9. The non-transitory medium of claim 8, wherein the instructions to trigger the loading of the booting instructions comprise instructions to trigger the loading of the booting instructions on a processor of the data processing device communicatively coupled to the at least one of the non-volatile memory and the memory associated with the charge monitor circuit.

10. The non-transitory medium of claim 9, further comprising instructions to execute another set of booting instructions stored in the non-volatile memory to load an operating system and application data configured to execute on the data processing device onto a volatile memory associated with the data processing device following execution of the booting instructions on the processor.

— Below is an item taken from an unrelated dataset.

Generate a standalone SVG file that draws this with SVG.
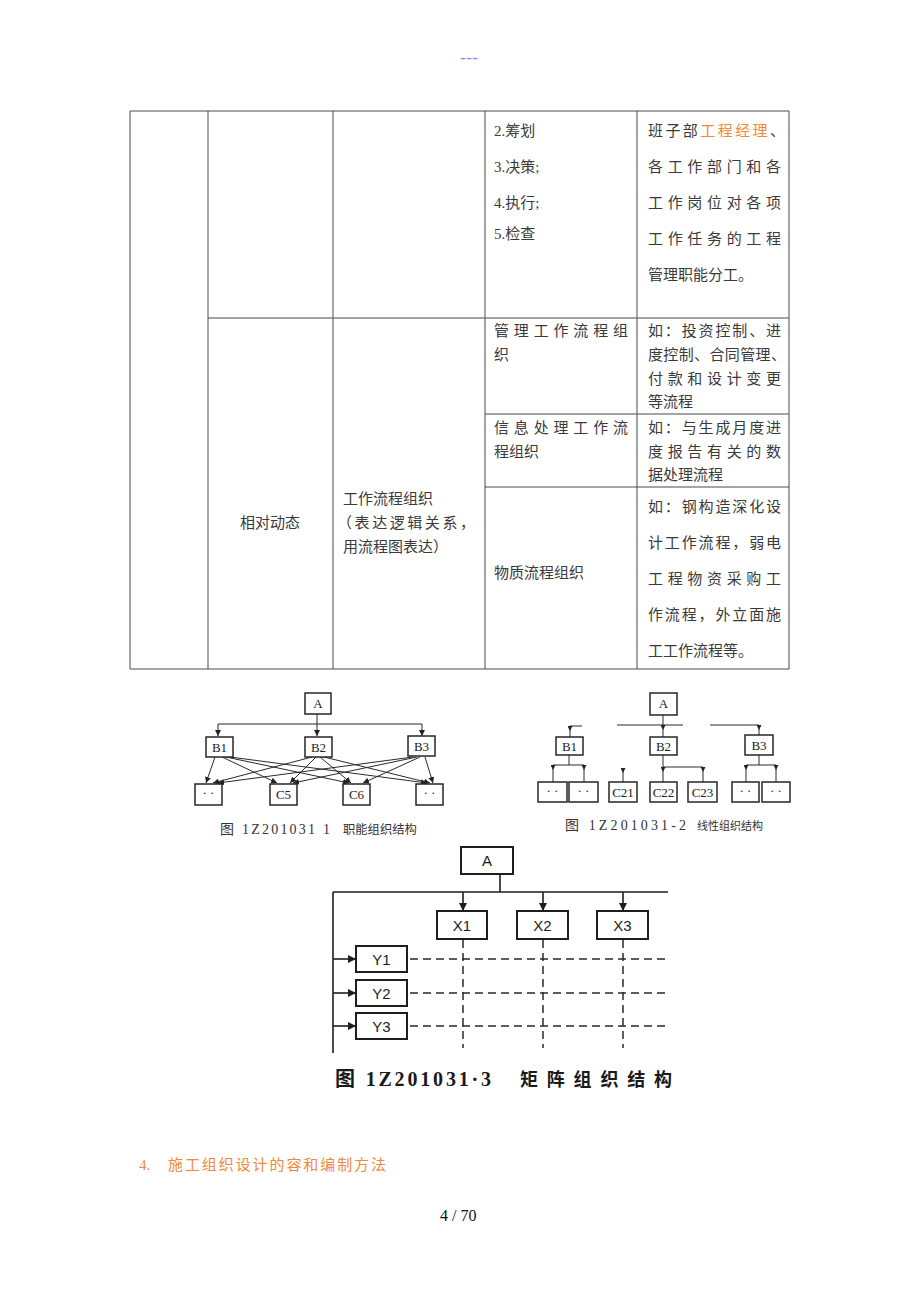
<svg xmlns="http://www.w3.org/2000/svg" width="920" height="1302" viewBox="0 0 920 1302">
<style>
.t{font-family:"Liberation Serif","Noto Sans CJK SC",serif;font-size:15px;fill:#3a3a3a}
.or{fill:#f08a3c}
.grid{stroke:#4a4a4a;stroke-width:1;fill:none}
.bx{fill:#fff;stroke:#262626;stroke-width:1.5}
.bx3{fill:#fff;stroke:#1e1e1e;stroke-width:2}
.ln{stroke:#2a2a2a;stroke-width:1;fill:none}
.ln3{stroke:#1e1e1e;stroke-width:1.6;fill:none}
.dash{stroke:#2a2a2a;stroke-width:1.5;fill:none;stroke-dasharray:8 5}
.lb{font-family:"Liberation Serif",serif;font-size:13px;fill:#222;text-anchor:middle}
.dots{font-family:"Liberation Serif",serif;font-size:13px;fill:#222;text-anchor:middle}
.lb3{font-family:"Liberation Sans",sans-serif;font-size:15px;fill:#1e1e1e;text-anchor:middle}
.cap{font-family:"Liberation Serif","Noto Sans CJK SC",serif;fill:#333}
.cap3{font-family:"Liberation Serif","Noto Sans CJK SC",serif;fill:#1a1a1a;font-weight:600}
</style>
<defs>
<marker id="ah" viewBox="0 0 6 6" markerWidth="6" markerHeight="6" refX="6" refY="3" orient="auto" markerUnits="userSpaceOnUse"><path d="M0,0 L6,3 L0,6 z" fill="#222"/></marker>
<marker id="as" viewBox="0 0 6 6" markerWidth="5" markerHeight="5" refX="0" refY="3" orient="auto" markerUnits="userSpaceOnUse"><path d="M0,0 L6,3 L0,6 z" fill="#222"/></marker>
<marker id="ah3" viewBox="0 0 8 8" markerWidth="8" markerHeight="8" refX="8" refY="4" orient="auto" markerUnits="userSpaceOnUse"><path d="M0,0 L8,4 L0,8 z" fill="#1e1e1e"/></marker>
</defs>
<rect width="920" height="1302" fill="#fff"/>
<text x="469" y="63" font-family="Liberation Sans, sans-serif" font-size="16" fill="#8080ff" text-anchor="middle" textLength="18" lengthAdjust="spacingAndGlyphs">---</text>

<g id="table">
<path class="grid" d="M130,111 H789 V669 H130 Z M208,111 V669 M333,111 V669 M485,111 V669 M637,111 V669 M208,318 H789 M485,414 H789 M485,487 H789"/>
<text class="t" x="494" y="136">2.筹划</text>
<text class="t" x="494" y="172">3.决策;</text>
<text class="t" x="494" y="208">4.执行;</text>
<text class="t" x="494" y="239">5.检查</text>
<text class="t" x="648" y="136" textLength="137" lengthAdjust="spacing">班子部<tspan class="or">工程经理</tspan>、</text>
<text class="t" x="648" y="172" textLength="133" lengthAdjust="spacing">各工作部门和各</text>
<text class="t" x="648" y="208" textLength="133" lengthAdjust="spacing">工作岗位对各项</text>
<text class="t" x="648" y="244" textLength="133" lengthAdjust="spacing">工作任务的工程</text>
<text class="t" x="648" y="280">管理职能分工。</text>

<text class="t" x="494" y="336" textLength="134" lengthAdjust="spacing">管理工作流程组</text>
<text class="t" x="494" y="360">织</text>
<text class="t" x="648" y="336" textLength="133" lengthAdjust="spacing">如：投资控制、进</text>
<text class="t" x="648" y="360" textLength="138" lengthAdjust="spacing">度控制、合同管理、</text>
<text class="t" x="648" y="384" textLength="133" lengthAdjust="spacing">付款和设计变更</text>
<text class="t" x="648" y="407">等流程</text>

<text class="t" x="494" y="433" textLength="134" lengthAdjust="spacing">信息处理工作流</text>
<text class="t" x="494" y="457">程组织</text>
<text class="t" x="648" y="433" textLength="133" lengthAdjust="spacing">如：与生成月度进</text>
<text class="t" x="648" y="457" textLength="133" lengthAdjust="spacing">度报告有关的数</text>
<text class="t" x="648" y="480">据处理流程</text>

<text class="t" x="240" y="528">相对动态</text>
<text class="t" x="343" y="504">工作流程组织</text>
<text class="t" x="337" y="528" textLength="138" lengthAdjust="spacing">（表达逻辑关系，</text>
<text class="t" x="343" y="552">用流程图表达）</text>
<text class="t" x="494" y="578">物质流程组织</text>
<text class="t" x="648" y="512" textLength="133" lengthAdjust="spacing">如：钢构造深化设</text>
<text class="t" x="648" y="548" textLength="133" lengthAdjust="spacing">计工作流程，弱电</text>
<text class="t" x="648" y="584" textLength="133" lengthAdjust="spacing">工程物资采购工</text>
<text class="t" x="648" y="620" textLength="133" lengthAdjust="spacing">作流程，外立面施</text>
<text class="t" x="648" y="656">工工作流程等。</text>
</g>

<!-- Figure 1: functional -->
<g id="fig1-connectors">
<path class="ln" d="M218,724 H422"/>
<path class="ln" d="M317,714 V736" marker-end="url(#ah)"/>
<path class="ln" d="M218,724 V736" marker-end="url(#ah)"/>
<path class="ln" d="M422,724 V736" marker-end="url(#ah)"/>
<path class="ln" d="M215,757 L206,783" marker-end="url(#ah)"/>
<path class="ln" d="M222,757 L277,783" marker-end="url(#ah)"/>
<path class="ln" d="M226,757 L349,783" marker-end="url(#ah)"/>
<path class="ln" d="M230,757 L427,783" marker-end="url(#ah)"/>
<path class="ln" d="M312,757 L213,783" marker-end="url(#ah)"/>
<path class="ln" d="M316,757 L290,783" marker-end="url(#ah)"/>
<path class="ln" d="M320,757 L351,783" marker-end="url(#ah)"/>
<path class="ln" d="M324,757 L430,783" marker-end="url(#ah)"/>
<path class="ln" d="M413,757 L218,783" marker-end="url(#ah)"/>
<path class="ln" d="M417,757 L293,783" marker-end="url(#ah)"/>
<path class="ln" d="M420,757 L363,783" marker-end="url(#ah)"/>
<path class="ln" d="M425,757 L433,783" marker-end="url(#ah)"/>
</g>
<g id="f1-A"><rect class="bx" x="305" y="693" width="26" height="21"/><text class="lb" x="318" y="708">A</text></g>
<g id="f1-B1"><rect class="bx" x="206" y="737" width="27" height="20"/><text class="lb" x="219.5" y="752">B1</text></g>
<g id="f1-B2"><rect class="bx" x="305" y="737" width="27" height="20"/><text class="lb" x="318.5" y="752">B2</text></g>
<g id="f1-B3"><rect class="bx" x="408" y="736" width="27" height="20"/><text class="lb" x="421.5" y="751">B3</text></g>
<g id="f1-C1"><rect class="bx" x="195" y="784" width="27" height="21"/><text class="dots" x="208.5" y="797">· ·</text></g>
<g id="f1-C5"><rect class="bx" x="270" y="784" width="27" height="21"/><text class="lb" x="283.5" y="799">C5</text></g>
<g id="f1-C6"><rect class="bx" x="343" y="784" width="27" height="21"/><text class="lb" x="356.5" y="799">C6</text></g>
<g id="f1-C4"><rect class="bx" x="416" y="784" width="27" height="21"/><text class="dots" x="429.5" y="797">· ·</text></g>
<text class="cap" x="220" y="834" style="font-size:14px" textLength="110" lengthAdjust="spacing">图 1Z201031 1</text>
<text class="cap" x="343" y="834" style="font-size:12.3px">职能组织结构</text>

<!-- Figure 2: linear -->
<g id="fig2-connectors">
<path class="ln" d="M617,725 H683 M663,715 V725"/>
<path class="ln" d="M663,725 V737" marker-start="url(#as)"/>
<path class="ln" d="M710,725 H759"/>
<path class="ln" d="M759,725 V735" marker-start="url(#as)"/>
<path class="ln" d="M582,726 H570"/>
<path class="ln" d="M570,726 V737" marker-start="url(#as)"/>
<path class="ln" d="M569,755 V765 M553,765 H584"/>
<path class="ln" d="M553,765 V782" marker-start="url(#as)"/>
<path class="ln" d="M584,765 V782" marker-start="url(#as)"/>
<path class="ln" d="M623,768 V782" marker-start="url(#as)"/>
<path class="ln" d="M663,755 V767 H703"/>
<path class="ln" d="M663,767 V782" marker-start="url(#as)"/>
<path class="ln" d="M703,767 V782" marker-start="url(#as)"/>
<path class="ln" d="M759,755 V765 M746,765 H776"/>
<path class="ln" d="M746,765 V782" marker-start="url(#as)"/>
<path class="ln" d="M776,765 V782" marker-start="url(#as)"/>
</g>
<g id="f2-A"><rect class="bx" x="650" y="693" width="27" height="22"/><text class="lb" x="663.5" y="708">A</text></g>
<g id="f2-B1"><rect class="bx" x="556" y="737" width="27" height="18"/><text class="lb" x="569.5" y="751">B1</text></g>
<g id="f2-B2"><rect class="bx" x="650" y="737" width="27" height="18"/><text class="lb" x="663.5" y="751">B2</text></g>
<g id="f2-B3"><rect class="bx" x="745" y="735" width="28" height="20"/><text class="lb" x="759" y="750">B3</text></g>
<g id="f2-C11"><rect class="bx" x="538" y="782" width="29" height="20"/><text class="dots" x="552.5" y="795">· ·</text></g>
<g id="f2-C12"><rect class="bx" x="569" y="782" width="29" height="20"/><text class="dots" x="583.5" y="795">· ·</text></g>
<g id="f2-C21"><rect class="bx" x="609" y="782" width="28" height="20"/><text class="lb" x="623" y="797">C21</text></g>
<g id="f2-C22"><rect class="bx" x="650" y="782" width="27" height="20"/><text class="lb" x="663.5" y="797">C22</text></g>
<g id="f2-C23"><rect class="bx" x="688" y="782" width="29" height="20"/><text class="lb" x="702.5" y="797">C23</text></g>
<g id="f2-C31"><rect class="bx" x="732" y="782" width="27" height="20"/><text class="dots" x="745.5" y="795">· ·</text></g>
<g id="f2-C32"><rect class="bx" x="762" y="782" width="28" height="20"/><text class="dots" x="776" y="795">· ·</text></g>
<text class="cap" x="565" y="830" style="font-size:14px" textLength="121" lengthAdjust="spacing">图 1Z201031-2</text>
<text class="cap" x="697" y="830" style="font-size:11px">线性组织结构</text>

<!-- Figure 3: matrix -->
<g id="fig3-connectors">
<path class="ln3" d="M500,874 V892 M333,892 H668 M333,892 V1053"/>
<path class="ln3" d="M463,892 V911" marker-end="url(#ah3)"/>
<path class="ln3" d="M543,892 V911" marker-end="url(#ah3)"/>
<path class="ln3" d="M623,892 V911" marker-end="url(#ah3)"/>
<path class="ln3" d="M333,959 H356" marker-end="url(#ah3)"/>
<path class="ln3" d="M333,993 H356" marker-end="url(#ah3)"/>
<path class="ln3" d="M333,1026 H356" marker-end="url(#ah3)"/>
<path class="dash" d="M410,959 H668 M410,993 H668 M410,1026 H668"/>
<path class="dash" d="M463,940 V1048 M543,940 V1048 M623,940 V1048"/>
</g>
<g id="f3-A"><rect class="bx3" x="461" y="847" width="52" height="27"/><text class="lb3" x="487" y="866">A</text></g>
<g id="f3-X1"><rect class="bx3" x="437" y="911" width="50" height="28"/><text class="lb3" x="462" y="931">X1</text></g>
<g id="f3-X2"><rect class="bx3" x="517" y="911" width="51" height="28"/><text class="lb3" x="542.5" y="931">X2</text></g>
<g id="f3-X3"><rect class="bx3" x="597" y="911" width="51" height="28"/><text class="lb3" x="622.5" y="931">X3</text></g>
<g id="f3-Y1"><rect class="bx3" x="356" y="946" width="51" height="26"/><text class="lb3" x="381.5" y="965">Y1</text></g>
<g id="f3-Y2"><rect class="bx3" x="356" y="980" width="51" height="26"/><text class="lb3" x="381.5" y="999">Y2</text></g>
<g id="f3-Y3"><rect class="bx3" x="356" y="1013" width="51" height="26"/><text class="lb3" x="381.5" y="1032">Y3</text></g>
<text class="cap3" x="335" y="1086" style="font-size:20px" textLength="156" lengthAdjust="spacing">图 1Z201031·3</text>
<text class="cap3" x="520" y="1086" style="font-size:18px" textLength="152" lengthAdjust="spacing">矩阵组织结构</text>

<text x="139" y="1170" font-family="Liberation Serif, Noto Sans CJK SC, serif" font-size="15" fill="#f08a3c">4.</text>
<text x="168" y="1170" font-family="Liberation Serif, Noto Sans CJK SC, serif" font-size="15" fill="#f08a3c" textLength="218" lengthAdjust="spacing">施工组织设计的容和编制方法</text>
<text x="440" y="1221" font-family="Liberation Serif, serif" font-size="16" fill="#111">4  / 70</text>
</svg>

11. The non-transitory medium of claim 8, comprising:

instructions to directly trigger, through the driver component, the loading of the booting instructions onto a volatile memory associated with the data processing device from the non-volatile memory; and

instructions to access, through a processor of the data processing device, the booting instructions from the volatile memory.

12. The non-transitory medium of claim 8, further comprising:

instructions to at least one of predefine and hard-code the threshold in the non-volatile memory; and

instructions to perform the comparison between the charge level and the threshold through at least one of: a processor associated with the data processing device and a processor associated with the charge monitor circuit.

13. The non-transitory medium of claim 8, comprising instructions compatible with the driver component being a driver component of at least one of: the battery source, a processor of the data processing device, the charge monitor circuit and a charger circuit configured to charge the battery source.

14. A system comprising:

a data processing device comprising a battery source;

a charge monitor circuit associated with at least one of the data processing device and the battery source to monitor a charge level of the battery source during charging thereof; and

a driver component provided in at least one of: a non-volatile memory associated with the data processing device and a memory associated with the charging circuit to trigger loading of booting instructions onto the data processing device to initiate automatic turning on of the data processing device when the charge level of the battery source exceeds a threshold.

15. The system of claim 14, wherein the driver component is configured to trigger the loading of the booting instructions on a processor of the data processing device communicatively coupled to the at least one of the non-volatile memory and the memory associated with the charge monitor circuit.

16. The system of claim 15, wherein the data processing device is further configured to execute another set of booting instructions stored in the non-volatile memory to load an operating system and application data configured to execute thereon onto a volatile memory associated therewith following execution of the booting instructions on the processor.

17. The system of claim 14,

wherein the driver component is configured to directly trigger the loading of the booting instructions onto a volatile memory associated with the data processing device from the non-volatile memory, and

wherein the data processing device further comprises a processor to access the booting instructions from the volatile memory.

18. The system of claim 14,

wherein the threshold is at least one of: predefined and hard-coded in the non-volatile memory, and

wherein at least one of: a processor associated with the data processing device and a processor associated with the charge monitor circuit is configured to perform the comparison between the charge level and the threshold.

19. The system of claim 14, wherein the driver component is provided as a driver component of at least one of: the battery source, a processor of the data processing device, the charge monitor circuit and a charger circuit configured to charge the battery source.

20. The system of claim 14, wherein the driver component is provided as part of at least one of an application and an operating system configured to execute on the data processing device.